Gercino Nazário, um pragmático da arte de viver com a realidade
- Aderbal Machado

- 25 de ago.
- 3 min de leitura
Ninguém conheceu Gercino Nazário. Até muitos antigos, seguidores meus. Exceção, talvez, da gente do Braço do Norte, município da região de Tubarão, no sul do Estado.
Gercino era uma dessas pessoas cuja personalidade a gente admira sem embaraços. Semianalfabeto, muito inteligente no entanto, aberto, sincero ao extremo e amigo de todas as horas. Faleceu aos 70 anos há mais de três décadas, vítima de um infarto fulminante dentro do banheiro enquanto se banhava na sua casa no bairro Rio Bonito daquela cidade.
Na sua filosofia simplória ele me dizia: "Adebar (assim mesmo dizia ele, na sua linguagem cabocla). eu acho errado o homem viver só 70 anos (triste coincidência...), enquanto um elefante vive 150 e uma tartaruga vive mais de 400 anos". Para ele, a vida valia a pena ser vivida. E a viveu na plenitude, tantas as peripécias presenciou e vivenciou. Algumas em segredo a mim e, portanto, guardadas a sete chaves cá dentro.
Era muito meu amigo, até meio aparentado de forma indireta - embora não pareça pelo seu nome.
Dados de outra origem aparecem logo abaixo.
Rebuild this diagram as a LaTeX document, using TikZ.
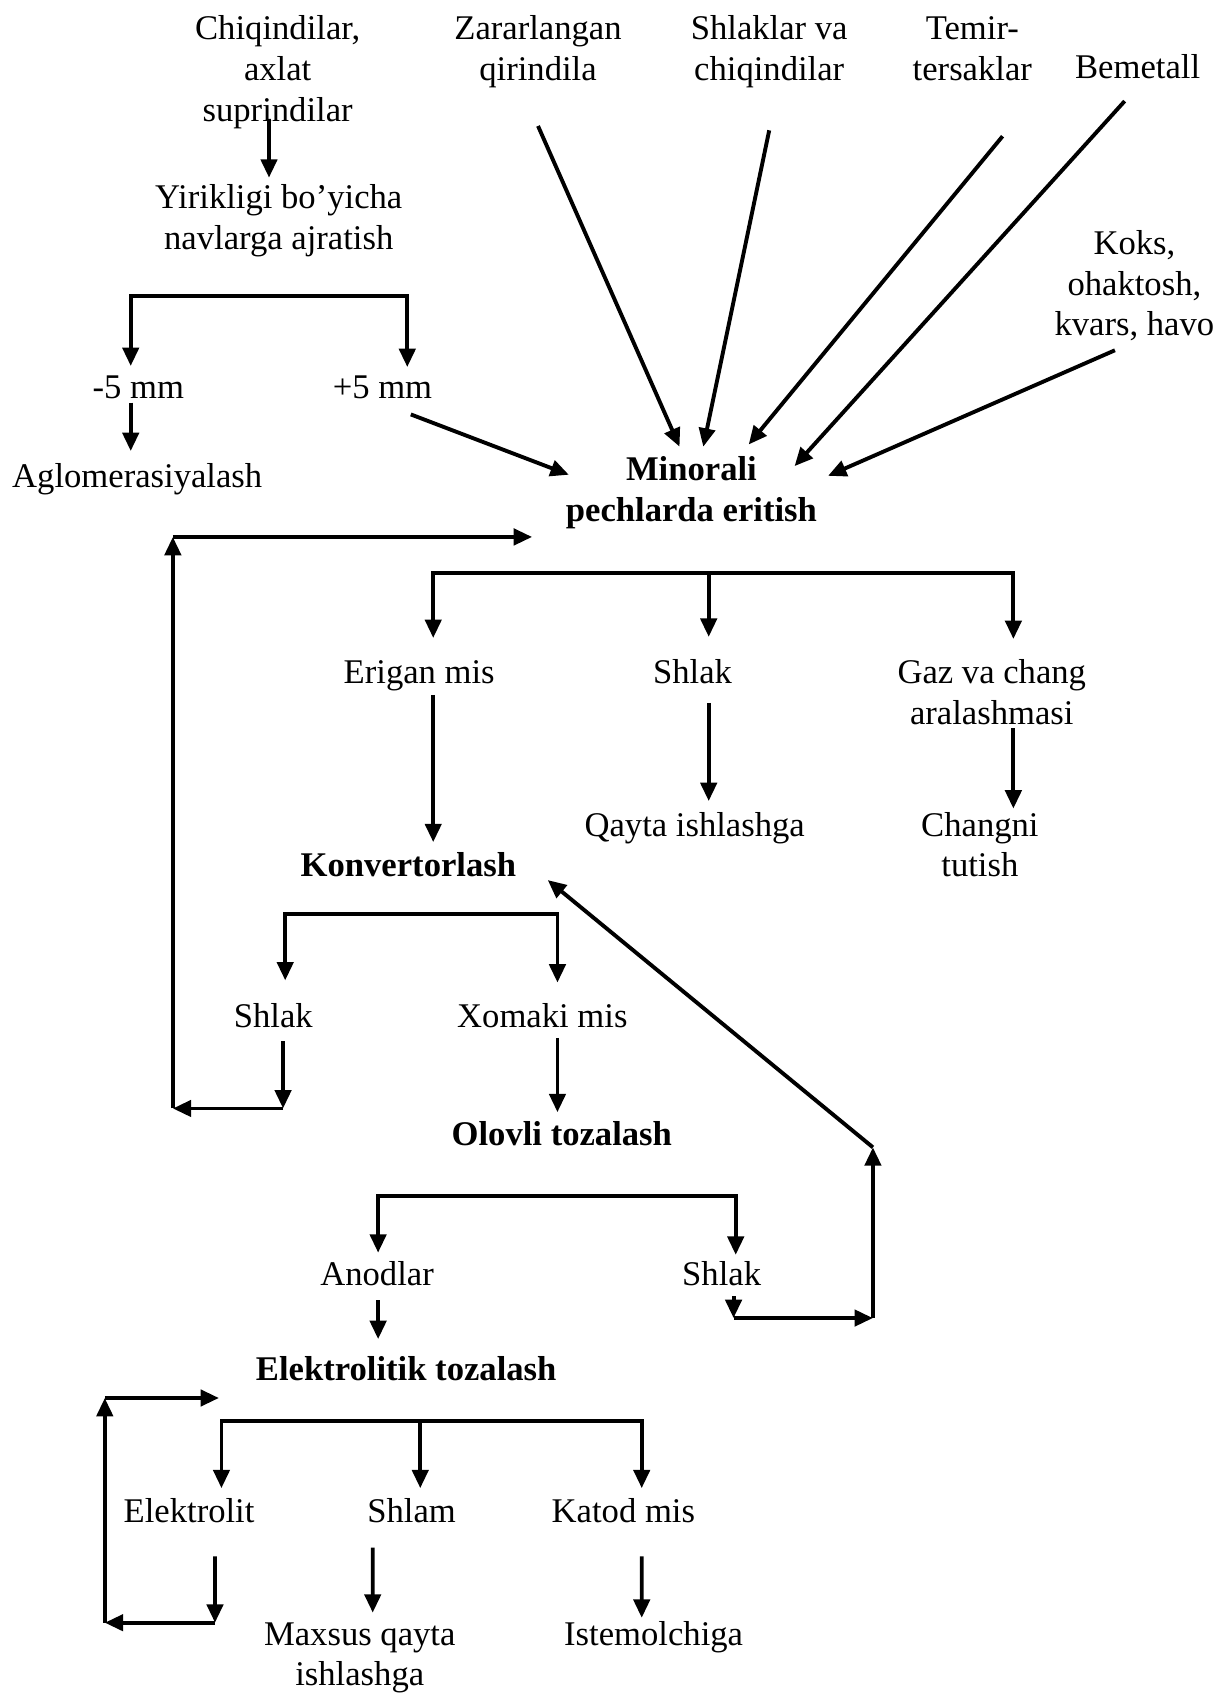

Mas isto é outro departamento. Prefiro manter assim, em segredo.
Pois Gercino exibiu um pragmatismo estonteante num "causo" a mim revelado quando notei, numa das vezes que o visitei, máquinas do Estado rasgando suas terras pra implantar uma SC - rodovia estadual.
"Que negócio é este, Gercino? Ficaste mais doido?" E ele me contou. O Estado precisava abrir a rodovia de acesso a Braço do Norte (sede) e tentou negociar com outros proprietários num traçado mais distante. Como é natural, os donos, ao saber das negociações, levantaram os preços de suas terras, multiplicando-os por cinco vezes ou mais, tornando inviável as negociações. Em desespero, os técnicos do Estado resolveram mudar o traçado e negociar com outros proprietários e encontraram um traçado ideal: justamente passando pelas muitas terras de Gercino, pouco mais acima (ou pouco mais abaixo, sei lá). Narraram o caso a ele e perguntaram quando ele queria pelas terras ou quais compensações. Ele: "Nada". E os funcionários do Estado, espantados: "Como, nada?" E ele repetiu, enfático: "NADA, PORRA!, PODE PASSAR A MÁQUINAS E ABRIR A ESTRADA!!!". Assinaram o acordo e a estrada surgiu.
Minha estranheza se justificou e Gercino mostrou seu pragmatismo e inteligência: "A estrada passou, eu loteei as terras ao longo dela, vendi cada um lote por um bom preço e ganhei um dinheirão". Gercino, como todos nós, gostamos de ganhar dinheiro, mas até pra isso a gente precisa saber como, sem ganâncias.
Esta, pelo menos, foi a história a mim contada por ele mesmo, de viva voz e corpo presente, na sala de sua imensa cada rústica.
Em resumo, Gercino era negociante antes de tudo. Chegou a Braço do Norte sem nada e acabou dono de uma imensidão de terras e valores outros, como gado, apenas na base do escambo. De início, trocou ocupação de terra por trabalho de amanho da terra. Antes se dizia "agregado". Alguns proprietários resolveram delas se desfazer e ele, uma a uma, foi comprando. A maioria nos seus limites territoriais de propriedade. E assim se expandiu. Assisti ele trocando terra por gado, eucaliptos por gado e ia por aí. Um mestre.
Às vezes penso: que bom se tivéssemos, nesta vida, milhares de Gercinos espalhados por aí...
E que alegria a minha, ao ver, via internet, que Braço do Norte tem várias homenagens a ele, como demonstra o print anexo. Estou feliz.